Blackened, bloodied, bird-pecked eye sockets

Word count: 288 words

Reading time: Just over 1 minute

A great way to improve your writing skills is to emulate the work of others. That’s why, every week, I present a sentence that I’d happily imitate. Today’s comes from Salman Rushdie.

I bought Salman Rushdie’s 1988 book The Satanic Verses in 1994, intending to read it when on bed-rest, while pregnant. A fatwa calling for Rushdie’s death had been issued in 1989, and the book remained in the news for many years while Rushie stayed in hiding until 1998. Sadly, I wasn’t able to manage the book while pregnant (trashy magazines and crime thrillers were all my hormones would permit.) But I’ve since read and enjoyed other books of his, including The Jaguar Smile.

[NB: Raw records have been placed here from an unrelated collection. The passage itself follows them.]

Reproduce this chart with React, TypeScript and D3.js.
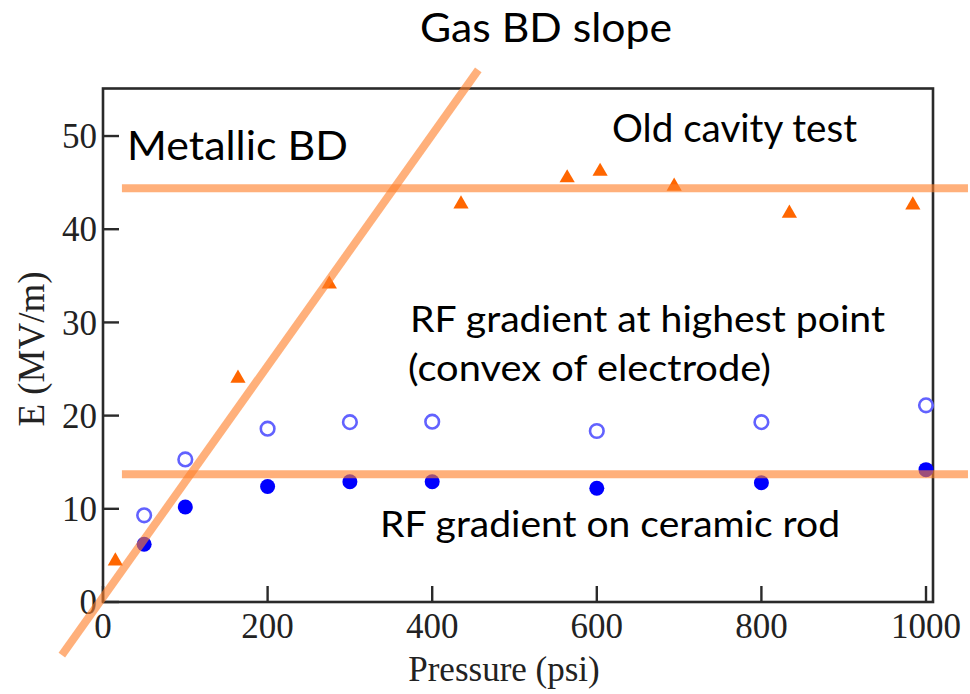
import * as d3 from "d3";

const xTicks = [0, 200, 400, 600, 800, 1000];
const yTicks = [0, 10, 20, 30, 40, 50];

// old cavity test (triangles)
const oldCavityP = [15, 164, 275, 435, 564, 604, 694, 834, 984];
const oldCavityE = [4.4, 24.0, 34.1, 42.7, 45.5, 46.2, 44.6, 41.7, 42.6];

// RF gradient, new cavity
const rfPressure = [50, 100, 200, 300, 400, 600, 800, 1000];
const highestPointE = [9.3, 15.3, 18.6, 19.3, 19.35, 18.35, 19.3, 21.1];
const ceramicRodE = [6.2, 10.2, 12.4, 12.9, 12.9, 12.2, 12.8, 14.2];

// guide lines
const gasSlope: [number, number][] = [[-50, -5.7], [456, 57.1]];
const metallicBD: [number, number][] = [[23, 44.4], [1051, 44.4]];
const rodLevel: [number, number][] = [[23, 13.7], [1051, 13.7]];

const W = 970;
const H = 694;
const left = 103, right = 933, top = 88.5, bottom = 602;

const serif = "'Liberation Serif', 'Times New Roman', serif";
const sans = "Lato, 'Open Sans', sans-serif";

export default function App() {
  const x = d3.scaleLinear().domain([0, 1008.5]).range([left, right]);
  const y = d3.scaleLinear().domain([0, 55.1]).range([bottom, top]);
  const line = d3.line<[number, number]>().x((d) => x(d[0])).y((d) => y(d[1]));
  const tri = d3.symbol(d3.symbolTriangle, 100)()!;

  const guides = [gasSlope, metallicBD, rodLevel];

  const notes = [
    { t: "Gas BD slope", x: 420, y: 42, fs: 40, len: 252 },
    { t: "Metallic BD", x: 127, y: 160, fs: 40, len: 221 },
    { t: "Old cavity test", x: 612, y: 142, fs: 38, len: 245 },
    { t: "RF gradient at highest point", x: 410, y: 332, fs: 37, len: 475 },
    { t: "(convex of electrode)", x: 408, y: 381, fs: 37, len: 363 },
    { t: "RF gradient on ceramic rod", x: 380, y: 537, fs: 37, len: 460 },
  ];

  return (
    <svg width={W} height={H} style={{ position: "absolute", left: 0, top: 0, background: "#fff" }}>
      <rect x={left} y={top} width={right - left} height={bottom - top} fill="none" stroke="#2a2a2a" strokeWidth={2.6} />

      {yTicks.map((t) => (
        <g key={"y" + t}>
          <line x1={left} x2={left + 16} y1={y(t)} y2={y(t)} stroke="#2a2a2a" strokeWidth={2.4} />
          <text x={left - 6} y={y(t)} dy="0.35em" textAnchor="end" fontFamily={serif} fontSize={35} fill="#222">
            {t}
          </text>
        </g>
      ))}
      {xTicks.map((t) => (
        <g key={"x" + t}>
          <line x1={x(t)} x2={x(t)} y1={bottom} y2={bottom - 16} stroke="#2a2a2a" strokeWidth={2.4} />
          <text x={x(t)} y={638} textAnchor="middle" fontFamily={serif} fontSize={35} fill="#222">
            {t}
          </text>
        </g>
      ))}

      <text x={504} y={681} textAnchor="middle" fontFamily={serif} fontSize={35} fill="#222">
        Pressure (psi)
      </text>
      <text transform="translate(44,349) rotate(-90)" textAnchor="middle" fontFamily={serif} fontSize={37} fill="#222">
        E (MV/m)
      </text>

      {oldCavityP.map((p, i) => (
        <path key={"t" + i} d={tri} transform={`translate(${x(p)},${y(oldCavityE[i])})`} fill="#ff6600" />
      ))}
      {rfPressure.map((p, i) => (
        <circle key={"o" + i} cx={x(p)} cy={y(highestPointE[i])} r={6.8} fill="none" stroke="#6262ff" strokeWidth={2.6} />
      ))}
      {rfPressure.map((p, i) => (
        <circle key={"f" + i} cx={x(p)} cy={y(ceramicRodE[i])} r={7.5} fill="#0000ff" />
      ))}

      {guides.map((g, i) => (
        <path key={"g" + i} d={line(g)!} fill="none" stroke="#ff7f2a" strokeOpacity={0.62} strokeWidth={8} />
      ))}

      {notes.map((n) => (
        <text
          key={n.t}
          x={n.x}
          y={n.y}
          fontFamily={sans}
          fontSize={n.fs}
          fill="#000"
          textLength={n.len}
          lengthAdjust="spacingAndGlyphs"
        >
          {n.t}
        </text>
      ))}
    </svg>
  );
}
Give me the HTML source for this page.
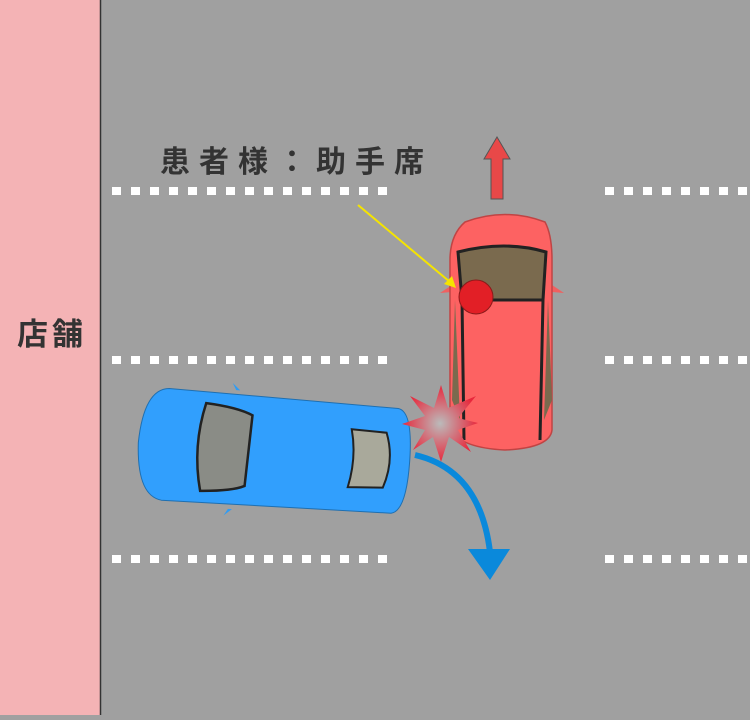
<!DOCTYPE html>
<html><head><meta charset="utf-8"><style>
body{margin:0;width:750px;height:715px;overflow:hidden;background:#a0a0a0;font-family:"Liberation Sans","Noto Sans CJK JP",sans-serif}
</style></head><body>
<svg width="750" height="715" viewBox="0 0 750 715" xmlns="http://www.w3.org/2000/svg">
<defs>
<pattern id="d" x="112" y="0" width="19" height="715" patternUnits="userSpaceOnUse"><rect x="0" y="0" width="9" height="715" fill="#fff"/></pattern>
<radialGradient id="g"><stop offset="0" stop-color="#bbb"/><stop offset="1" stop-color="#e8283c"/></radialGradient>
</defs>
<rect width="750" height="715" fill="#a0a0a0"/>
<rect x="0" y="0" width="100" height="715" fill="#f4b3b5"/>
<line x1="100.5" y1="0" x2="100.5" y2="715" stroke="#333" stroke-width="1.5"/>
<text x="52" y="345" font-size="31" font-weight="bold" fill="#333" text-anchor="middle" font-family="'Noto Sans CJK JP',sans-serif" letter-spacing="4">店舗</text>
<g fill="url(#d)">
<rect x="112" y="187" width="276" height="8"/><rect x="112" y="356" width="276" height="8"/><rect x="112" y="555" width="276" height="8"/>
</g>
<g fill="#fff">
<rect x="605" y="187" width="9" height="8"/><rect x="624" y="187" width="9" height="8"/><rect x="643" y="187" width="9" height="8"/><rect x="662" y="187" width="9" height="8"/><rect x="681" y="187" width="9" height="8"/><rect x="700" y="187" width="9" height="8"/><rect x="719" y="187" width="9" height="8"/><rect x="738" y="187" width="9" height="8"/>
<rect x="605" y="356" width="9" height="8"/><rect x="624" y="356" width="9" height="8"/><rect x="643" y="356" width="9" height="8"/><rect x="662" y="356" width="9" height="8"/><rect x="681" y="356" width="9" height="8"/><rect x="700" y="356" width="9" height="8"/><rect x="719" y="356" width="9" height="8"/><rect x="738" y="356" width="9" height="8"/>
<rect x="605" y="555" width="9" height="8"/><rect x="624" y="555" width="9" height="8"/><rect x="643" y="555" width="9" height="8"/><rect x="662" y="555" width="9" height="8"/><rect x="681" y="555" width="9" height="8"/><rect x="700" y="555" width="9" height="8"/><rect x="719" y="555" width="9" height="8"/><rect x="738" y="555" width="9" height="8"/>
</g>
<text x="160" y="172" font-size="30" font-weight="bold" fill="#333" letter-spacing="9" font-family="'Noto Sans CJK JP',sans-serif">患者様：助手席</text>
<polygon points="497,137 510,159 503,159 503,199 491,199 491,159 484,159" fill="#e84848" stroke="#555" stroke-width="1"/>
<!-- red car -->
<g>
<path d="M440,293 L452,285 L452,292 Z M564,293 L552,285 L552,292 Z" fill="#f06060"/>
<path d="M465,222 Q505,207 545,222 Q552,235 552,260 L552,430 Q550,448 505,450 Q462,448 450,430 L450,260 Q450,235 465,222 Z" fill="#fd6262" stroke="#c04444" stroke-width="1.5"/>
<path d="M458,252 Q505,240 546,252 L543,300 L462,300 Z" fill="#7a6a4e" stroke="#222" stroke-width="3"/>
<path d="M462,300 L464,440 M543,300 L540,440" stroke="#222" stroke-width="3" fill="none"/>
<path d="M455,300 L460,420 L452,400 Z M548,300 L544,420 L552,400 Z" fill="#7a6a4e"/>
<circle cx="476" cy="297" r="17" fill="#e21f26" stroke="#8a1a1a" stroke-width="1"/>
</g>
<line x1="358" y1="205" x2="450" y2="282" stroke="#f5e400" stroke-width="2"/>
<polygon points="456,288 444,284 452,276" fill="#f5e400"/>
<!-- blue car -->
<g transform="rotate(4 275 452)">
<path d="M232,393 L228,386 L236,393 Z M232,512 L228,519 L236,512 Z" fill="#2f9cf5"/>
<path d="M165,396 L395,400 Q410,402 410,452 Q410,502 395,505 L165,508 Q140,505 138,452 Q140,398 165,396 Z" fill="#319ffd" stroke="#1f6fb0" stroke-width="1"/>
<path d="M203,408 Q235,410 250,417 L247,488 Q235,494 203,496 Q192,452 203,408 Z" fill="#8a8c86" stroke="#222" stroke-width="2.5"/>
<path d="M350,424 L385,425 Q395,452 385,480 L350,482 Q357,452 350,424 Z" fill="#a9a99b" stroke="#222" stroke-width="2"/>
</g>
<path d="M415,455 Q480,470 490,552" fill="none" stroke="#0a89db" stroke-width="6"/>
<polygon points="468,549 510,549 490,580" fill="#0a89db"/>
<!-- star -->
<polygon points="441,385 448,408 476,396 458,418 478,423 458,430 471,452 449,437 441,462 433,437 413,450 425,430 402,424 425,416 410,396 434,408" fill="url(#g)"/>
</svg>
</body></html>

When he released a memoir about his time in hiding, titled Joseph Anton (his alias), earlier this year, I immediately added it to my “must read” list. Recently, in the Sept. 17 New Yorker, I was thrilled to discover an excerpt from the book. I found it fascinating that he chose to write the memoir in the third person — in an effort to give himself more “distance” from the tale, he said. Here is one of the sentences I liked best:

On this day there were crowds marching down the streets of Tehran carrying posters of his face with the eyes poked out, so that he looked like one of the corpses in “The Birds,” with their blackened, bloodied, bird-pecked eye sockets. 

Isn’t it impressive that someone operating under a death threat could summon the cool rationality — not to mention the creative verve — to come up with a simile relating to a 1963 Hitchcock film? I also liked the alliteration of the final string of Bs.